Given task:
Only the lines from the start of the data to the line containing "return (H - B - (py - OFF)) / PH", both included, should be output, exactly and without pictures.

Rows from a dataset of charts and code:
§ §

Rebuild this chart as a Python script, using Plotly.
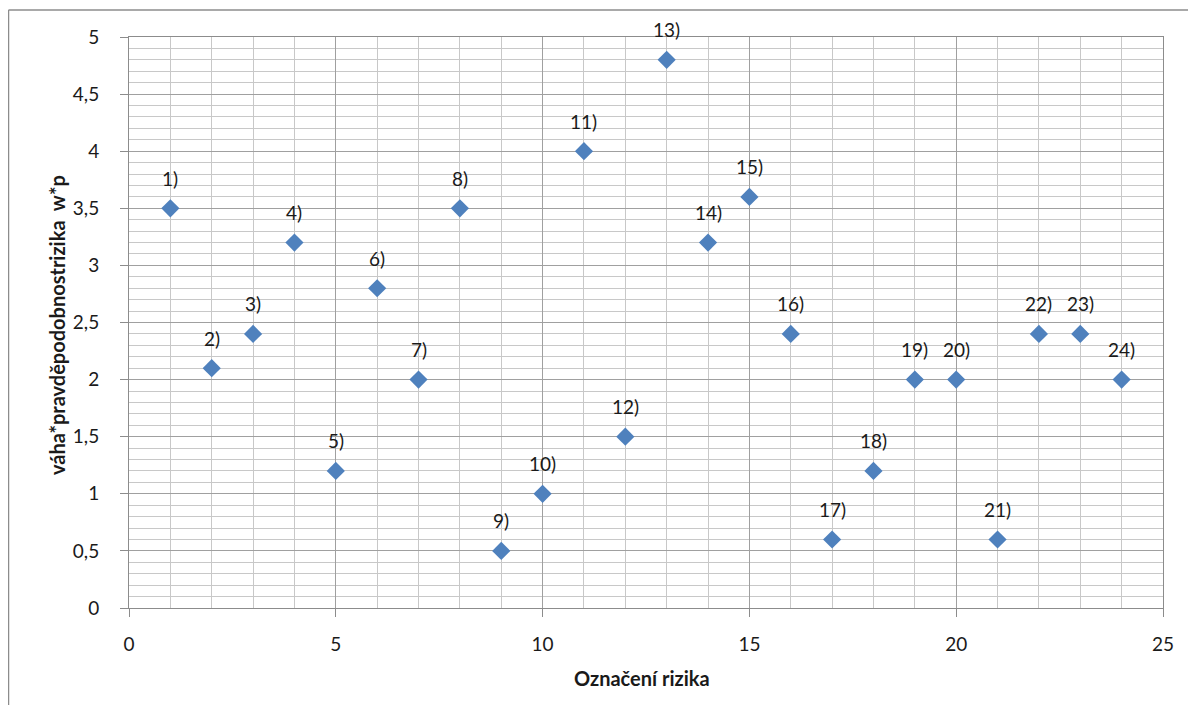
import plotly.graph_objects as go

risk_ids = list(range(1, 25))
values = [3.5, 2.1, 2.4, 3.2, 1.2, 2.8, 2.0, 3.5, 0.5, 1.0, 4.0, 1.5,
          4.8, 3.2, 3.6, 2.4, 0.6, 1.2, 2.0, 2.0, 0.6, 2.4, 2.4, 2.0]
labels = [f"{i})" for i in risk_ids]

x_title = "Označení rizika"
y_title = "váha*pravděpodobnostrizika\u00a0\u00a0w*p"

FONT = "Lato"
TXT = "#1a1a1a"

W, H = 1180, 697
L, R, T, B = 121, 25, 29, 97
PW, PH = W - L - R, H - T - B
OFF = 8  # page body margin

fig = go.Figure()
fig.add_trace(go.Scatter(
    x=risk_ids, y=values, mode="markers",
    marker=dict(symbol="diamond", size=14, color="#4F81BD"),
    showlegend=False, hoverinfo="x+y",
))

for xi, yi, lab in zip(risk_ids, values, labels):
    fig.add_annotation(x=xi, y=yi, text=lab, showarrow=False, yshift=30,
                       font=dict(family=FONT, size=19, color=TXT))

axis_common = dict(
    showline=True, linecolor="#8c8c8c", linewidth=1, mirror=True,
    ticks="outside", ticklen=8, tickcolor="#8c8c8c", tickwidth=1,
    showgrid=True, gridcolor="#a0a0a0", gridwidth=1,
    zeroline=False,
    tickfont=dict(family=FONT, size=19, color=TXT),
)

fig.update_xaxes(
    range=[0, 25], dtick=5, tick0=0,
    minor=dict(dtick=1, showgrid=True, gridcolor="#c8c8c8", gridwidth=1, ticks=""),
    ticklabelstandoff=11,
    **axis_common,
)
fig.update_yaxes(
    range=[0, 5], dtick=0.5, tick0=0,
    minor=dict(dtick=0.1, showgrid=True, gridcolor="#c8c8c8", gridwidth=1, ticks=""),
    ticklabelstandoff=17,
    **axis_common,
)

def px_to_paper_x(px):
    return (px - OFF - L) / PW

def py_to_paper_y(py):
    return (H - B - (py - OFF)) / PH

fig.add_annotation(xref="paper", yref="paper", x=px_to_paper_x(642), y=py_to_paper_y(678),
                   text=f"<b>{x_title}</b>", showarrow=False,
                   font=dict(family=FONT, size=20, color=TXT),
                   xanchor="center", yanchor="middle")
fig.add_annotation(xref="paper", yref="paper", x=px_to_paper_x(57), y=py_to_paper_y(325),
                   text=f"<b>{y_title}</b>", showarrow=False, textangle=-90,
                   font=dict(family=FONT, size=20, color=TXT),
                   xanchor="center", yanchor="middle")

# outer chart border (only left and top edges are visible in the frame)
bx0, by0 = px_to_paper_x(8.5), py_to_paper_y(10)
fig.add_shape(type="line", xref="paper", yref="paper",
              x0=bx0, x1=bx0, y0=by0, y1=py_to_paper_y(705),
              line=dict(color="#8c8c8c", width=1.5))
fig.add_shape(type="line", xref="paper", yref="paper",
              x0=bx0, x1=px_to_paper_x(1188), y0=by0, y1=by0,
              line=dict(color="#8c8c8c", width=1.5))

fig.update_layout(
    width=W, height=H,
    margin=dict(l=L, r=R, t=T, b=B),
    paper_bgcolor="white", plot_bgcolor="white",
    separators=", ",
    font=dict(family=FONT),
)

fig.write_html("out.html")
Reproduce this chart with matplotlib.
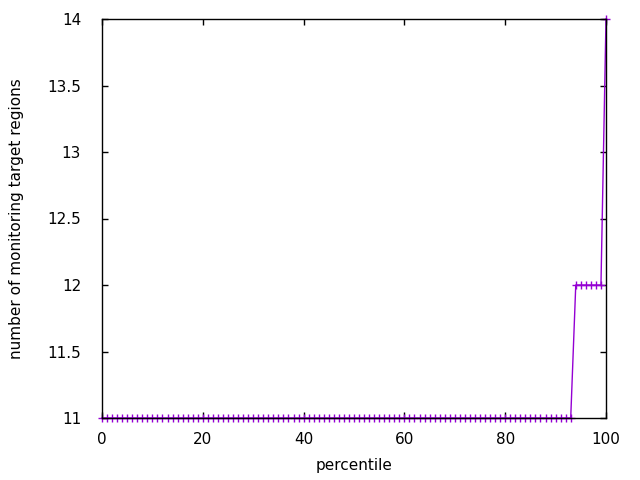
import numpy as np
import matplotlib
matplotlib.use('Agg')
import matplotlib.pyplot as plt

# percentile -> number of monitoring target regions
percentile = list(range(0, 101))
regions = [11] * 94 + [12] * 6 + [14]

fig = plt.figure(figsize=(6.4, 4.8), dpi=100)
ax = fig.add_axes([102 / 640, 1 - 418 / 480, (606 - 102) / 640, (418 - 19) / 480])

ax.plot(percentile, regions, color='#9400d3', lw=1.0, marker='+', ms=6, mew=1.0, clip_on=False)

ax.set_xlim(0, 100)
ax.set_ylim(11, 14)
ax.set_xticks([0, 20, 40, 60, 80, 100])
ax.set_yticks([11, 11.5, 12, 12.5, 13, 13.5, 14])
ax.set_yticklabels(['11', '11.5', '12', '12.5', '13', '13.5', '14'])
ax.tick_params(direction='in', top=True, right=True, length=4, width=1, labelsize=11)
ax.tick_params(axis='x', pad=10)
ax.tick_params(axis='y', pad=15)
for s in ax.spines.values():
    s.set_linewidth(1)
ax.set_xlabel('percentile', fontsize=11, labelpad=8)
ax.set_ylabel('number of monitoring target regions', fontsize=11, labelpad=17)

fig.savefig('out.png', dpi=100)
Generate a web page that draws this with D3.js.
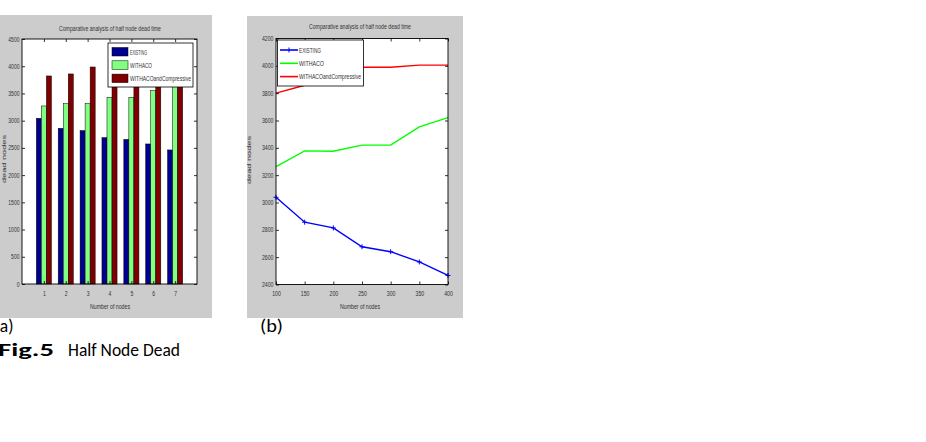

§ §

Answer to this problem:
Rebuild this chart as a Python script, using Plotly.
import plotly.graph_objects as go

risk_ids = list(range(1, 25))
values = [3.5, 2.1, 2.4, 3.2, 1.2, 2.8, 2.0, 3.5, 0.5, 1.0, 4.0, 1.5,
          4.8, 3.2, 3.6, 2.4, 0.6, 1.2, 2.0, 2.0, 0.6, 2.4, 2.4, 2.0]
labels = [f"{i})" for i in risk_ids]

x_title = "Označení rizika"
y_title = "váha*pravděpodobnostrizika\u00a0\u00a0w*p"

FONT = "Lato"
TXT = "#1a1a1a"

W, H = 1180, 697
L, R, T, B = 121, 25, 29, 97
PW, PH = W - L - R, H - T - B
OFF = 8  # page body margin

fig = go.Figure()
fig.add_trace(go.Scatter(
    x=risk_ids, y=values, mode="markers",
    marker=dict(symbol="diamond", size=14, color="#4F81BD"),
    showlegend=False, hoverinfo="x+y",
))

for xi, yi, lab in zip(risk_ids, values, labels):
    fig.add_annotation(x=xi, y=yi, text=lab, showarrow=False, yshift=30,
                       font=dict(family=FONT, size=19, color=TXT))

axis_common = dict(
    showline=True, linecolor="#8c8c8c", linewidth=1, mirror=True,
    ticks="outside", ticklen=8, tickcolor="#8c8c8c", tickwidth=1,
    showgrid=True, gridcolor="#a0a0a0", gridwidth=1,
    zeroline=False,
    tickfont=dict(family=FONT, size=19, color=TXT),
)

fig.update_xaxes(
    range=[0, 25], dtick=5, tick0=0,
    minor=dict(dtick=1, showgrid=True, gridcolor="#c8c8c8", gridwidth=1, ticks=""),
    ticklabelstandoff=11,
    **axis_common,
)
fig.update_yaxes(
    range=[0, 5], dtick=0.5, tick0=0,
    minor=dict(dtick=0.1, showgrid=True, gridcolor="#c8c8c8", gridwidth=1, ticks=""),
    ticklabelstandoff=17,
    **axis_common,
)

def px_to_paper_x(px):
    return (px - OFF - L) / PW

def py_to_paper_y(py):
    return (H - B - (py - OFF)) / PH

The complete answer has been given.